I listen to CBC radio when I'm in the car and, because of the lockout, I have heard quite a few radio re-runs. I heard Jane Farrel on workology. I can't remember who she was interviewing but they spoke about the joy-to-stuff ratio.

I looked it up on the internet and the basic definition there is:

joy-to-stuff ratio (joy-too-STUF ray.shee.oh) n. The time a person has to enjoy life versus the time a person spends accumulating material goods.

Ellen Frankenburg of the Cincinnati Business Courier writes a little about it which might help us understand it a little more:

As families become more affluent, sometimes they begin to suffer from what has come to be called "affluenza": They focus their lives around accumulating more and more stuff that they have less and less time to enjoy; their "joy-to-stuff ratio" gets out of balance.

Worse than that, though, I think that people with full blown affluenza are not only lacking in time to enjoy their stuff, I think that they have lost the ability to appreciate their stuff. Even if they had all the time in the world, they would be bored with their stuff.

Affluenza can make people devalue more than just their stuff as well. They can devalue experiences and even people. People with affluenza often forget how to be grateful.

In the Book of Deuteronomy Moses warns about a lack of gratitude. Just beyond today's reading, where Moses tells of the good land into which the Lord is leading them, he writes,

"When you have eaten your fill and have built fine houses and live in them, and when your herds and flocks have multiplied, and your silver and gold is multiplied, and all that you have is multiplied, then do not exalt yourself, forgetting the Lord your God ..... Do not say ‘My power and the might of my own hand have gotten me this wealth,' But remember the Lord your God, for it is he who gives you power to get wealth.

I think Moses was speaking to us! Just like the other nine lepers who are so busy getting back to business, we can too often forget that it is God who provides all that we have. Indeed, and especially, our own well-being.

The preceding verses from Deuteronomy which we did read in today's lesson was meant for the Israelites of about 620 B.C., but the land it describes, that God is promising to his people is much like the one in which we live. If we take out the bit about the fig trees, pomegranates and olive trees, the lesson talks of:

"a good land, a land of brooks of water, of fountains and springs, flowing forth in valleys and hills, a land of wheat and barley and honey, a land in which you will eat bread without scarcity, in which you will lack nothing, a land whose stones are iron, and out of whose hills you can dig copper. And you shall eat and be full, and you shall bless the Lord your God for the good land he has given you."

This is as good a description of Canada as any we could find: the wheat of the West, the abundant supplies of water, where we can eat without scarcity - it even describes the rich minerals that we posses in this land, including the copper that we can dig out of the hills.
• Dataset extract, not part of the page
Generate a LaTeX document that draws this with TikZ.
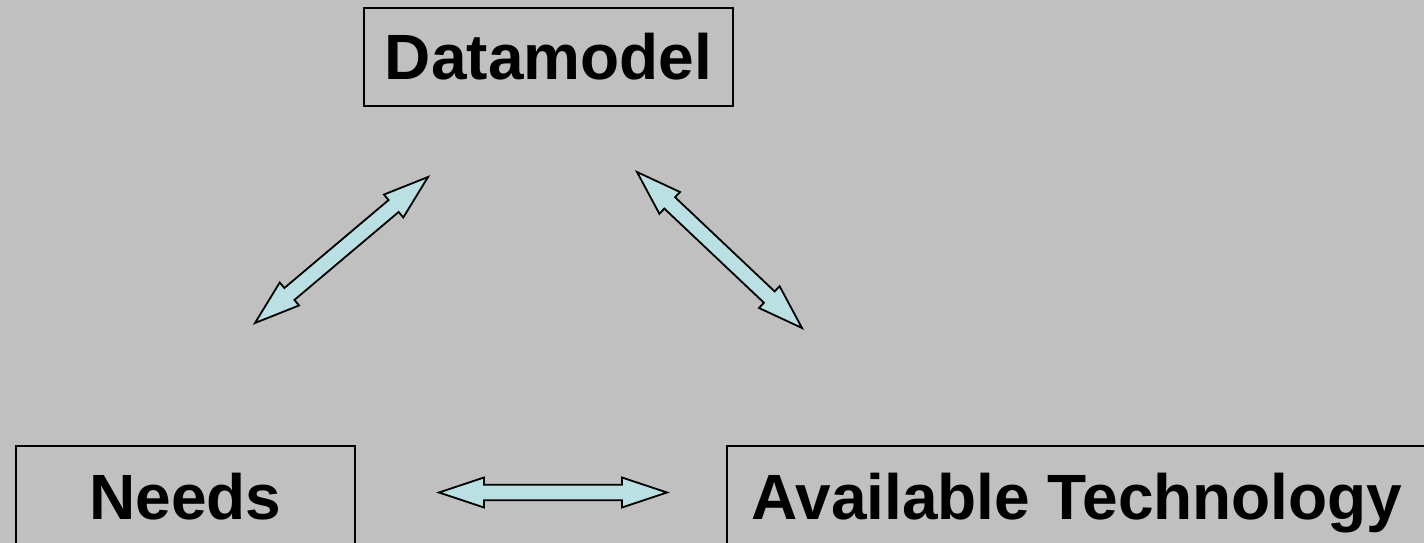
\documentclass[tikz,border=0pt]{standalone}
\usepackage{fontspec}
\setmainfont{Liberation Sans}
\usepackage{tikz}
\usetikzlibrary{calc,positioning}
\definecolor{slidegray}{RGB}{192,192,192}
\definecolor{arrowfill}{RGB}{187,224,227}
\tikzset{
  box/.style={draw=black,line width=1.5pt,inner sep=0pt,text height=46pt,text depth=0pt,
    font=\fontsize{64}{70}\selectfont\bfseries},
  bigarrow/.style={draw=black,line width=1.8pt,fill=arrowfill,line join=miter}
}

\begin{document}
\begin{tikzpicture}[x=1pt,y=-1pt]
    \useasboundingbox (0,0) rectangle (1424,543);
    \fill[slidegray] (0,0) rectangle (1424,543);

    \node[box,minimum width=369pt,minimum height=98pt] (datamodel) at (548.5,57) {Datamodel};
    \node[box,minimum width=339pt,minimum height=100pt] (needs) at (185.5,496) {Needs};
    \node[box,minimum width=700pt,minimum height=100pt] (tech) at (1077,496) {Available Technology};

    % free arrow ends
    \coordinate (needs-dm) at (255,323);
    \coordinate (dm-needs) at (428,177);
    \coordinate (dm-tech) at (637,172);
    \coordinate (tech-dm) at (802,328);
    \coordinate (needs-tech) at (439,492.5);
    \coordinate (tech-needs) at (667,492.5);

    \foreach \a/\b in {needs-dm/dm-needs, dm-tech/tech-dm, needs-tech/tech-needs}
    {
        \draw[bigarrow] (\a) -- ($(\a)!47.43pt!18.43:(\b)$) -- ($(\a)!45.67pt!9.83:(\b)$)
            -- ($(\b)!45.67pt!-9.83:(\a)$) -- ($(\b)!47.43pt!-18.43:(\a)$) -- (\b)
            -- ($(\b)!47.43pt!18.43:(\a)$) -- ($(\b)!45.67pt!9.83:(\a)$)
            -- ($(\a)!45.67pt!-9.83:(\b)$) -- ($(\a)!47.43pt!-18.43:(\b)$) -- cycle;
    }
\end{tikzpicture}
\end{document}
The conclusion to the lesson tells us how to live grateful lives. It says that we live grateful lives by keeping God's commandments, and living in his way.

And Jesus himself summarizes God commandments by saying to

"Love the Lord your God with all your heart, with all your soul, with all your mind, and with all your strength." And "Love your neighbour as yourself."

Today is Thanksgiving Sunday. Let us remember to thank God for all that we have. If you have trouble feeling grateful, perhaps it is time too look at your joy-to-stuff ratio. Perhaps it is time to simplify your life.

Certainly no matter who you are, it is always time to live grateful lives, because thanksgiving is not a day, but an attitude. And it is God's commandment to us. Amen.